Abgrenzen gegen Links und Rechts
Die drei Parteien präsentieren sich als konstruktive Kräfte – und grenzen sich gegen links und rechts ab. GLP-Präsident Jürg Grossen sagt: «Das Ziel ist, dass die Stimmen, die für diese drei Parteien abgegeben werden, in der politischen Mitte bleiben und nicht an die Polparteien gehen.»
Er markiert damit nicht nur Distanz zur SVP, sondern auch zu Grünen und SP. In manchen Themen wie der Klimapolitik seien diese Verbündete, in anderen aber nicht. «Wir unterschieden uns von den Grünen auch in der Art, wie wir Politik machen», sagt Grossen. «Wir haben zwar auch weitreichende Forderungen, aber wir sind nicht ideologisch und bereit, im Sinne des Fortschrittes pragmatisch zu sein.»

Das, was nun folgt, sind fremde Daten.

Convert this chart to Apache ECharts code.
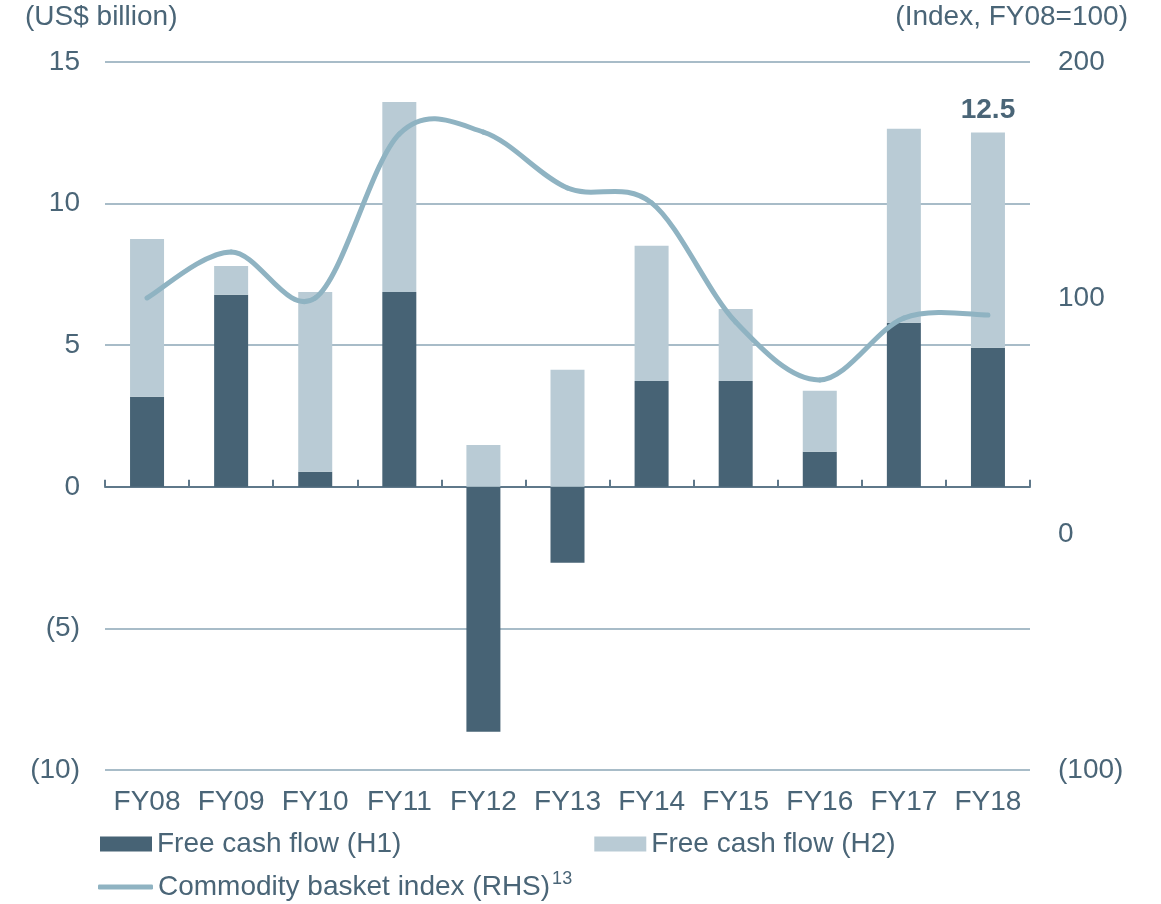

Diese Aussagen dürften den Grünen nicht gefallen – umso mehr, als sie die GLP ebenfalls gerne als Allianzpartner gehabt hätten. «Wir streben möglichst breite Listenverbindungen auch mit den Grünliberalen an», sagte Grünen-Präsident Balthasar Glättli im August der «NZZ am Sonntag». Am Donnerstag wollten die Grünen keine Stellung nehmen.
Möglich ist, dass es wie vor vier Jahren vereinzelt zu Listenverbindungen von Grünen, SP und GLP kommt. Denn trotz nationaler Absichtserklärung: Am Ende entscheiden die Kantonalparteien über die Listenverbindungen, je nach Konstellation kann eine andere Allianz erfolgversprechender sein.
Politologe Georg Lutz sagt, Listenverbindungen könnten mehrere Sitze ausmachen, wenn man geschickt vorgehe. «Tendenziell profitieren die Grossen bei den Restmandaten. Es lohnt sich also, einen grossen Block zu bilden.» Innerhalb der Listenverbindungen würden wiederum in der Tendenz die Grossen bevorteilt.
FDP stichelt gegen die Mitte
Nicht Teil der Vereinbarung ist die FDP. Man nehme die Absichtserklärung von Mitte, EVP und GLP zur Kenntnis, heisst es dort. «Nationale Stallorder von Parteizentralen kennen wir bisher nur von der SVP», sagt Generalsekretär Jon Fanzun. Überrascht sei man aber nicht über die Absichtserklärung, «zumal die Mitte sich im Parlament immer öfter an Links-Grün orientiert».
Die FDP sei eine föderal organisierte Partei, es liege deshalb in der Verantwortung der Kantonalparteien, mit wem sie Listenverbindungen eingehen. Dabei spielten «sowohl regionale als auch arithmetische Überlegungen» eine Rolle. Das betreffe auch Listenverbindungen mit der SVP, welche diese flächendeckend anstrebt. Mit anderen Worten: Es wird nun gerechnet in den Kantonen.